**TASK INPUT:**
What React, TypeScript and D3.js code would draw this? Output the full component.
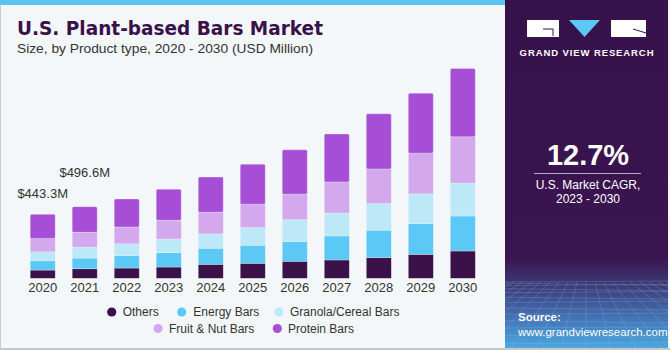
import React from "react";
import * as d3 from "d3";

const years = ["2020", "2021", "2022", "2023", "2024", "2025", "2026", "2027", "2028", "2029", "2030"];
const seriesNames = ["Others", "Energy Bars", "Granola/Cereal Bars", "Fruit & Nut Bars", "Protein Bars"];
const others = [57, 66, 71, 78, 97, 104, 118, 127, 143, 166, 189];
const energy = [64, 74, 85, 99, 111, 125, 136, 166, 190, 212, 242];
const granola = [62, 76, 83, 95, 99, 122, 152, 159, 184, 206, 228];
const fruitNut = [93, 102, 116, 129, 150, 162, 176, 215, 240, 282, 320];
const protein = [167, 178, 194, 215, 244, 277, 307, 332, 381, 415, 473];
const annotations = [
  { year: "2020", label: "$443.3M" },
  { year: "2021", label: "$496.6M" },
];
const cagr = "12.7%";

const colors = ["#3a1149", "#5bc8f5", "#bde8f8", "#d4a8ec", "#a64fd6"];
const annOffsets = [16, 30];

export default function App() {
  const series = [others, energy, granola, fruitNut, protein];
  const x = d3.scalePoint<string>().domain(years).range([42.7, 462.8]);
  const y = d3.scaleLinear().domain([0, 1000]).range([278.3, 133.8]);
  const bw = 25;

  const rows = years.map((yr, i) => {
    const o: any = { year: yr };
    seriesNames.forEach((s, k) => (o[s] = series[k][i]));
    return o;
  });
  const stacked = d3.stack<any>().keys(seriesNames)(rows);
  const totals = years.map((_, i) => series.reduce((a, s) => a + s[i], 0));

  const font = "'Liberation Sans', Arial, sans-serif";

  const legendItems = [
    { k: 0, cx: 111.7, tx: 122.7, cy: 312 },
    { k: 1, cx: 181.7, tx: 193.3, cy: 312 },
    { k: 2, cx: 279, tx: 290, cy: 312 },
    { k: 3, cx: 158, tx: 169, cy: 328.5 },
    { k: 4, cx: 277.3, tx: 288, cy: 328.5 },
  ];

  const gridLines: JSX.Element[] = [];
  const horizonY = 282;
  for (let i = 0; i < 14; i++) {
    const t = i / 13;
    const yy = horizonY + Math.pow(t, 1.6) * 70;
    gridLines.push(<line key={"h" + i} x1={505} x2={668} y1={yy} y2={yy + (i % 2 ? 2 : -1)} />);
  }
  for (let i = -12; i <= 12; i++) {
    const xTop = 586 + i * 9;
    const xBot = 586 + i * 26;
    gridLines.push(<line key={"v" + i} x1={xTop} y1={horizonY} x2={xBot} y2={352} />);
  }

  return (
    <svg width={670} height={350} style={{ position: "absolute", left: 0, top: 0, fontFamily: font }}>
      <defs>
        <linearGradient id="panelGrad" x1="0" y1="0" x2="0" y2="1">
          <stop offset="0" stopColor="#37114a" />
          <stop offset="0.74" stopColor="#3a1550" />
          <stop offset="0.82" stopColor="#3d3a78" />
          <stop offset="0.92" stopColor="#4477b8" />
          <stop offset="1" stopColor="#4aa8df" />
        </linearGradient>
        <clipPath id="panelClip">
          <rect x={505} y={0} width={163} height={348} />
        </clipPath>
      </defs>
      <rect x={0} y={0} width={670} height={350} fill="#f3f7fa" />
      <rect x={0} y={0} width={505} height={5} fill="#5cc3ee" />
      <rect x={0} y={5} width={1} height={345} fill="#c8cdd2" />
      <rect x={0} y={348} width={670} height={2} fill="#c8c8c8" />

      <rect x={505} y={0} width={163} height={348} fill="url(#panelGrad)" />
      <g clipPath="url(#panelClip)" stroke="#9ec4ea" strokeOpacity={0.28} strokeWidth={0.8}>
        {gridLines}
      </g>
      <rect x={527} y={20} width={32} height={17} fill="#ffffff" />
      <path d="M543,29 L553,29 L553,36" stroke="#37114a" strokeWidth={1} fill="none" />
      <path d="M569,20 L600,20 L584.5,37 Z" fill="#5bc8f5" />
      <rect x={611} y={20} width={35} height={17} fill="#ffffff" />
      <path d="M633,29 L646,33" stroke="#37114a" strokeWidth={1} fill="none" />
      <text x={587} y={55.5} fill="#ffffff" fontSize={9.5} fontWeight="bold" textAnchor="middle" letterSpacing={0.9}>
        GRAND VIEW RESEARCH
      </text>
      <text x={588} y={165} fill="#ffffff" fontSize={29} fontWeight="bold" textAnchor="middle">
        {cagr}
      </text>
      <line x1={534} x2={641} y1={173.5} y2={173.5} stroke="#b9a7c6" strokeWidth={1} />
      <text x={588} y={189} fill="#ffffff" fontSize={12} textAnchor="middle">
        U.S. Market CAGR,
      </text>
      <text x={588} y={203} fill="#ffffff" fontSize={12} textAnchor="middle">
        2023 - 2030
      </text>
      <text x={518} y={321} fill="#ffffff" fontSize={11.5} fontWeight="bold">
        Source:
      </text>
      <text x={518} y={336} fill="#ffffff" fontSize={11.5}>
        www.grandviewresearch.com
      </text>

      <text x={17} y={35} fill="#3a1149" fontSize={19} fontWeight="bold" fontFamily="'DejaVu Sans', sans-serif" textLength={306} lengthAdjust="spacingAndGlyphs">
        U.S. Plant-based Bars Market
      </text>
      <text x={17} y={53} fill="#333333" fontSize={13.5} textLength={296} lengthAdjust="spacingAndGlyphs">
        Size, by Product type, 2020 - 2030 (USD Million)
      </text>

      {stacked.map((layer, k) => (
        <g key={layer.key} fill={colors[k]}>
          {layer.map((d, i) => {
            const top = y(d[1]);
            const h = y(d[0]) - top;
            const cx = x(years[i]) as number;
            return (
              <rect
                key={i}
                x={cx - bw / 2}
                y={top}
                width={bw}
                height={h}
                rx={k === 4 ? 1.5 : 0}
                stroke="#f3f7fa"
                strokeOpacity={0.5}
                strokeWidth={0.6}
              />
            );
          })}
        </g>
      ))}

      {annotations.map((a, j) => {
        const i = years.indexOf(a.year);
        return (
          <text key={a.year} x={x(a.year) as number} y={y(totals[i]) - annOffsets[j]} fontSize={13} fill="#333333" textAnchor="middle">
            {a.label}
          </text>
        );
      })}

      {years.map((yr) => (
        <text key={yr} x={x(yr) as number} y={292} fontSize={13} fill="#333333" textAnchor="middle">
          {yr}
        </text>
      ))}

      {legendItems.map((it) => (
        <g key={it.k}>
          <circle cx={it.cx} cy={it.cy} r={4.6} fill={colors[it.k]} />
          <text x={it.tx} y={it.cy + 4.3} fontSize={12} fill="#333333">
            {seriesNames[it.k]}
          </text>
        </g>
      ))}
    </svg>
  );
}
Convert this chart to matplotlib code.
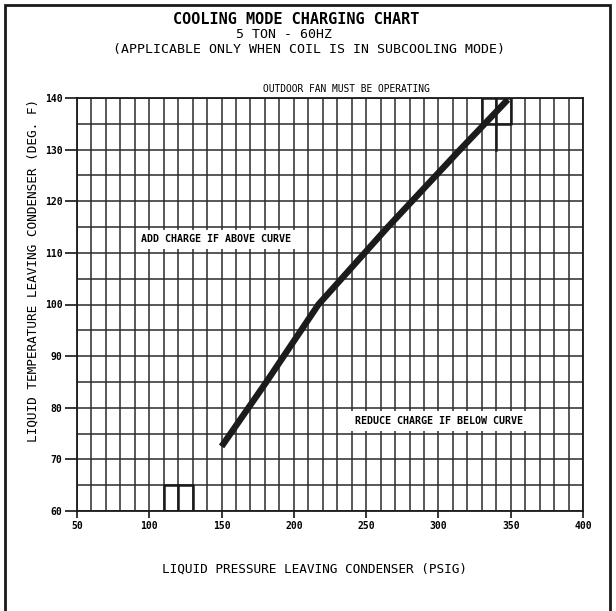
import matplotlib

matplotlib.use("Agg")

import matplotlib.pyplot as plt  # noqa: E402
from matplotlib.patches import Rectangle  # noqa: E402

# charging curve (psig -> deg F)
pressure = [150, 181, 217, 265, 315, 348]
liquid_temp = [72.5, 85, 100, 115, 130, 139.7]

x_ticks = [50, 100, 150, 200, 250, 300, 350, 400]
y_ticks = [60, 70, 80, 90, 100, 110, 120, 130, 140]

# heavier grid cells left over from the drawing
box_low_x = [110, 130, 130, 110, 110]
box_low_y = [60, 60, 65, 65, 60]
box_low_mid_x = [120, 120]
box_low_mid_y = [60, 65]
box_high_x = [330, 350, 350, 330, 330]
box_high_y = [135, 135, 140, 140, 135]
box_high_mid_x = [340, 340]
box_high_mid_y = [130, 140]

W, H = 616, 611
MONO = "DejaVu Sans Mono"


def fx(px):
    return px / W


def fy(py):
    return 1 - py / H


fig = plt.figure(figsize=(W / 100, H / 100), dpi=100)
ax = fig.add_axes([fx(77), fy(511), fx(583) - fx(77), fy(98) - fy(511)])

ax.set_xlim(50, 400)
ax.set_ylim(60, 140)
ax.set_xticks(x_ticks)
ax.set_xticks(range(50, 401, 10), minor=True)
ax.set_yticks(y_ticks)
ax.set_yticks(range(60, 141, 5), minor=True)
ax.grid(which="both", color="#2b2b2b", linewidth=1.1, zorder=1)
ax.set_axisbelow(True)
ax.tick_params(which="minor", length=0)
ax.tick_params(axis="y", which="major", length=9, width=1.1, pad=1.5)
ax.tick_params(axis="x", which="major", length=5, width=1.1, pad=2)
for lab in ax.get_xticklabels() + ax.get_yticklabels():
    lab.set_fontfamily(MONO)
    lab.set_fontweight("bold")
    lab.set_fontsize(7)
for sp in ax.spines.values():
    sp.set_linewidth(1.3)
    sp.set_color("#1a1a1a")

for xs, ys in [(box_low_x, box_low_y), (box_low_mid_x, box_low_mid_y),
               (box_high_x, box_high_y), (box_high_mid_x, box_high_mid_y)]:
    ax.plot(xs, ys, color="#1a1a1a", linewidth=1.8, zorder=2)

ax.plot(pressure, liquid_temp, color="#1c1a1a", linewidth=4.6,
        solid_capstyle="butt", solid_joinstyle="round", zorder=5)

box = dict(facecolor="white", edgecolor="none", pad=3.5)
ax.text(146, 112.6, "ADD CHARGE IF ABOVE CURVE", fontfamily=MONO,
        fontweight="bold", fontsize=7.2, ha="center", va="center",
        bbox=box, zorder=4)
ax.text(300.5, 77.4, "REDUCE CHARGE IF BELOW CURVE", fontfamily=MONO,
        fontweight="bold", fontsize=7.2, ha="center", va="center",
        bbox=box, zorder=4)

fig.text(fx(296), fy(20), "COOLING MODE CHARGING CHART", fontfamily=MONO,
         fontweight="bold", fontsize=11, ha="center", va="center")
fig.text(fx(284), fy(35), "5 TON - 60HZ", fontfamily=MONO,
         fontsize=9.5, ha="center", va="center")
fig.text(fx(309), fy(49), "(APPLICABLE ONLY WHEN COIL IS IN SUBCOOLING MODE)",
         fontfamily=MONO, fontsize=9.5, ha="center", va="center")
fig.text(fx(346), fy(89), "OUTDOOR FAN MUST BE OPERATING", fontfamily=MONO,
         fontsize=6.9, ha="center", va="center")
fig.text(fx(314), fy(569), "LIQUID PRESSURE LEAVING CONDENSER (PSIG)",
         fontfamily=MONO, fontsize=9.2, ha="center", va="center")
fig.text(fx(33), fy(270), "LIQUID TEMPERATURE LEAVING CONDENSER (DEG. F)",
         fontfamily=MONO, fontsize=9.2, ha="center", va="center",
         rotation=90)

fig.patches.append(Rectangle((fx(5), -0.05), fx(610) - fx(5), fy(5) + 0.05,
                             transform=fig.transFigure, fill=False,
                             linewidth=2, edgecolor="#1a1a1a"))

fig.savefig("out.png", dpi=100)
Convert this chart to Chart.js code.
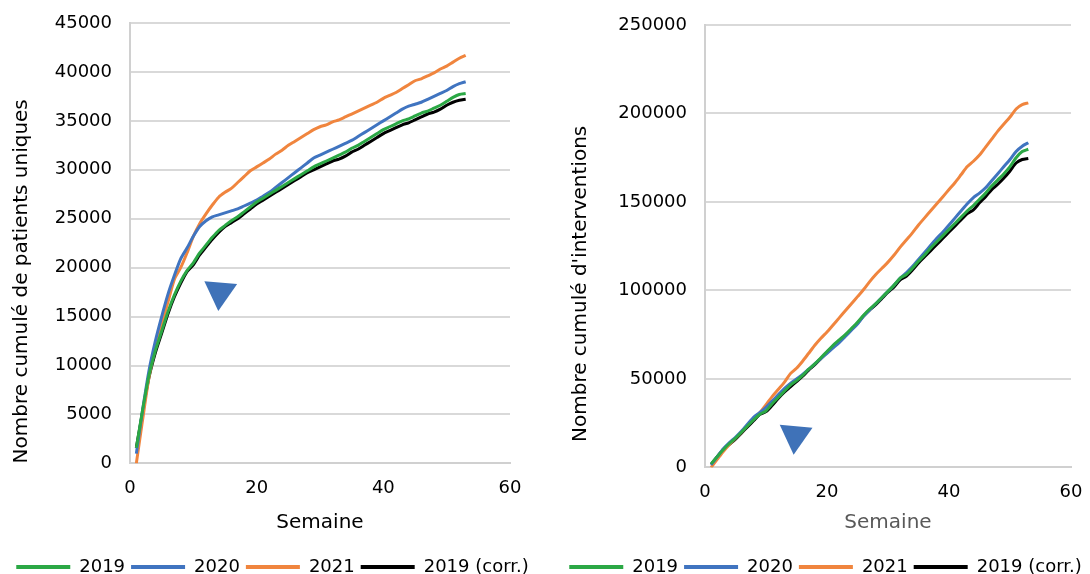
<!DOCTYPE html>
<html lang="fr">
  <head>
    <meta charset="UTF-8" />
    <title>Nombre cumulé de patients et d'interventions</title>
    <script src="https://cdn.jsdelivr.net/npm/chart.js"></script>
    <style>
      body { margin: 0; background: #fff; }
      .wrap { position: relative; width: 1090px; height: 574px; }
      .card { position: absolute; top: 0; width: 545px; height: 574px; }
    </style>
  </head>
  <body>
    <div class="wrap">
      <!-- patients -->
      <div class="card" style="left: 0"><canvas id="patientsChart" width="545" height="574"></canvas></div>
      <!-- interventions -->
      <div class="card" style="left: 545px"><canvas id="interChart" width="545" height="574"></canvas></div>
    </div>

    <script>
      // weeks 1..53
      const weeks = Array.from({ length: 53 }, (_, i) => i + 1);
      const seriesNames = ['2019', '2020', '2021', '2019 (corr.)'];
      const seriesColors = ['#2BA845', '#4074C0', '#F0853E', '#000000'];

      // cumulative unique patients (left chart)
      const patients2019 = [1600, 5500, 9000, 11500, 13500, 15500, 17200, 18600, 19700, 20500, 21500, 22300, 23100, 23800, 24300, 24800, 25200, 25700, 26200, 26700,
        27100, 27500, 27900, 28300, 28700, 29100, 29500, 29900, 30300, 30600, 30900, 31200, 31500, 31800, 32200, 32500, 32900, 33300, 33700, 34100,
        34400, 34700, 35000, 35200, 35500, 35800, 36000, 36300, 36600, 37000, 37400, 37700, 37800];
      const patients2020 = [1000, 5500, 9500, 12500, 15000, 17300, 19200, 20900, 22000, 23200, 24200, 24800, 25200, 25400, 25600, 25800, 26000, 26300, 26600, 26900,
        27300, 27700, 28200, 28700, 29200, 29700, 30200, 30700, 31200, 31500, 31800, 32100, 32400, 32700, 33000, 33400, 33800, 34200, 34600, 35000,
        35400, 35800, 36200, 36500, 36700, 36900, 37200, 37500, 37800, 38100, 38500, 38800, 39000];
      const patients2021 = [0, 4500, 8800, 11800, 14200, 16500, 18800, 20000, 21500, 23200, 24500, 25500, 26400, 27200, 27700, 28100, 28700, 29300, 29900, 30300,
        30700, 31100, 31600, 32000, 32500, 32900, 33300, 33700, 34100, 34400, 34600, 34900, 35100, 35400, 35700, 36000, 36300, 36600, 36900, 37300,
        37600, 37900, 38300, 38700, 39100, 39300, 39600, 39900, 40300, 40600, 41000, 41400, 41700];
      const patients2019corr = [1600, 5300, 8800, 11300, 13300, 15300, 17000, 18400, 19600, 20300, 21300, 22100, 22900, 23600, 24200, 24600, 25000, 25500, 26000, 26500,
        26900, 27300, 27700, 28100, 28500, 28900, 29300, 29700, 30000, 30300, 30600, 30900, 31100, 31400, 31800, 32100, 32500, 32900, 33300, 33700,
        34000, 34300, 34600, 34800, 35100, 35400, 35700, 35900, 36200, 36600, 36900, 37100, 37200];

      // cumulative interventions (right chart)
      const inter2019 = [2000, 6000, 10000, 13500, 16500, 20000, 23500, 27000, 30000, 32000, 36000, 39500, 43000, 46500, 49000, 52000, 55500, 58500, 62000, 65500,
        69000, 72000, 75000, 78500, 82000, 86000, 89500, 92500, 96000, 99500, 103000, 107000, 109000, 112500, 116500, 120000, 124000, 127500, 131000, 134500,
        138000, 141500, 145000, 148000, 151500, 155000, 159000, 162500, 166000, 170000, 175000, 178500, 179800];
      const inter2020 = [1500, 6000, 10500, 14000, 17000, 20500, 24500, 28500, 31000, 34000, 37500, 41000, 44500, 47500, 50000, 52500, 55500, 58500, 61500, 64500,
        67500, 70500, 74000, 77500, 81000, 85500, 89000, 92500, 96000, 99500, 103000, 107000, 110000, 113500, 117500, 121500, 125500, 129500, 133000, 137000,
        141000, 145000, 149000, 152500, 155000, 158000, 162000, 166000, 170000, 174000, 178500, 181500, 183500];
      const inter2021 = [0, 4500, 9000, 13000, 16500, 20000, 24000, 27500, 31000, 35500, 40000, 44000, 48000, 53000, 56000, 60000, 64500, 69000, 73000, 76500,
        80500, 84500, 88500, 92500, 96500, 100500, 105000, 109000, 112500, 116000, 120000, 124500, 128500, 132500, 137000, 141000, 145000, 149000, 153000, 157000,
        161000, 165500, 170000, 173000, 176500, 181000, 185500, 190000, 194000, 198000, 202500, 205000, 206000];
      const inter2019corr = [1500, 6000, 10000, 13000, 16000, 19500, 23000, 26500, 30000, 31500, 35000, 39000, 42500, 45500, 48500, 51500, 55000, 58000, 61500, 65000,
        68500, 71500, 74500, 78000, 81500, 85500, 89000, 92000, 95500, 99000, 102000, 106000, 108000, 111500, 115500, 119000, 122500, 126000, 129500, 133000,
        136500, 140000, 143500, 145500, 149500, 153000, 157000, 160000, 163500, 167500, 172000, 174000, 174600];

      // the blue triangle drawn on each chart (week, value)
      const patientsMarker = [14.2, 17500];
      const interMarker = [14.8, 17900];

      const FONT = 'DejaVu Sans';

      function buildDatasets(valueLists, marker) {
        const sets = valueLists.map((vals, i) => ({
          label: seriesNames[i],
          data: weeks.map((w, j) => ({ x: w, y: vals[j] })),
          borderColor: seriesColors[i],
          backgroundColor: seriesColors[i],
          borderWidth: 3,
          pointRadius: 0,
          tension: 0.25
        }));
        // decorative marker, kept out of the legend
        sets.push({
          type: 'scatter',
          label: 'marker',
          data: [{ x: marker[0], y: marker[1] }],
          pointStyle: 'triangle',
          pointRadius: 19,
          rotation: 185,
          backgroundColor: '#3F72B8',
          borderWidth: 0
        });
        return sets;
      }

      function makeChart(id, valueLists, marker, opts) {
        const ctx = document.getElementById(id).getContext('2d');
        return new Chart(ctx, {
          type: 'line',
          data: { datasets: buildDatasets(valueLists, marker) },
          options: {
            responsive: false,
            animation: false,
            layout: { padding: { top: opts.padTop, right: 0, left: opts.padLeft, bottom: -12 } },
            plugins: {
              tooltip: { enabled: false },
              legend: {
                position: 'bottom',
                labels: {
                  font: { family: FONT, size: 18 },
                  color: '#000',
                  boxWidth: 54,
                  boxHeight: 4,
                  padding: 6,
                  filter: (item) => item.text !== 'marker',
                  generateLabels: (chart) =>
                    Chart.defaults.plugins.legend.labels.generateLabels(chart).map((l) => ({ ...l, lineWidth: 0 }))
                }
              }
            },
            scales: {
              x: {
                type: 'linear',
                min: 0,
                max: 60,
                ticks: { stepSize: 20, padding: 6, color: '#000', font: { family: FONT, size: 18 } },
                grid: { display: false },
                border: { color: '#D0D0D0', width: 2 },
                title: {
                  display: true,
                  text: 'Semaine',
                  color: opts.xTitleColor,
                  font: { family: FONT, size: 20 },
                  padding: { top: opts.xTitlePadTop, bottom: 17 }
                }
              },
              y: {
                min: 0,
                max: opts.yMax,
                ticks: { stepSize: opts.yStep, padding: 18, color: '#000', font: { family: FONT, size: 18 }, callback: (v) => String(v) },
                grid: { color: '#D9D9D9', lineWidth: 2, drawTicks: false },
                border: { color: '#D0D0D0', width: 2 },
                afterFit: (scale) => {
                  scale.width = opts.yWidth;
                  // tick padding should not push the plot down
                  scale.paddingTop = 11;
                  scale.paddingBottom = 11;
                },
                title: {
                  display: true,
                  text: opts.yTitle,
                  align: 'start',
                  color: '#000',
                  font: { family: FONT, size: 20 },
                  padding: { top: opts.yTitlePad, bottom: 0 }
                }
              },
              // empty axis that only keeps room on the right of the plot
              yRight: {
                position: 'right',
                display: true,
                ticks: { display: false },
                grid: { display: false },
                border: { display: false },
                afterFit: (scale) => { scale.width = opts.rightGap; }
              }
            }
          }
        });
      }

      makeChart('patientsChart', [patients2019, patients2020, patients2021, patients2019corr], patientsMarker, {
        padTop: 23, padLeft: 0, rightGap: 35,
        yMax: 45000, yStep: 5000, yWidth: 130,
        yTitle: 'Nombre cumulé de patients uniques', yTitlePad: 10,
        xTitleColor: '#000', xTitlePadTop: 6
      });

      makeChart('interChart', [inter2019, inter2020, inter2021, inter2019corr], interMarker, {
        padTop: 25, padLeft: 16, rightGap: 15,
        yMax: 250000, yStep: 50000, yWidth: 144,
        yTitle: "\u00a0\u00a0\u00a0\u00a0Nombre cumulé d'interventions", yTitlePad: 8,
        xTitleColor: '#595959', xTitlePadTop: 2
      });
    </script>
  </body>
</html>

**WRITTEN PROBLEM:** Write out the lines from the start of the material to the line with "import * as", inclusive and exactly. Skip the pictures.

**RESULT FOR THIS EXERCISE:**
What React, TypeScript and D3.js code would draw this? Output the full component.
import React from "react";
import * as d3 from "d3";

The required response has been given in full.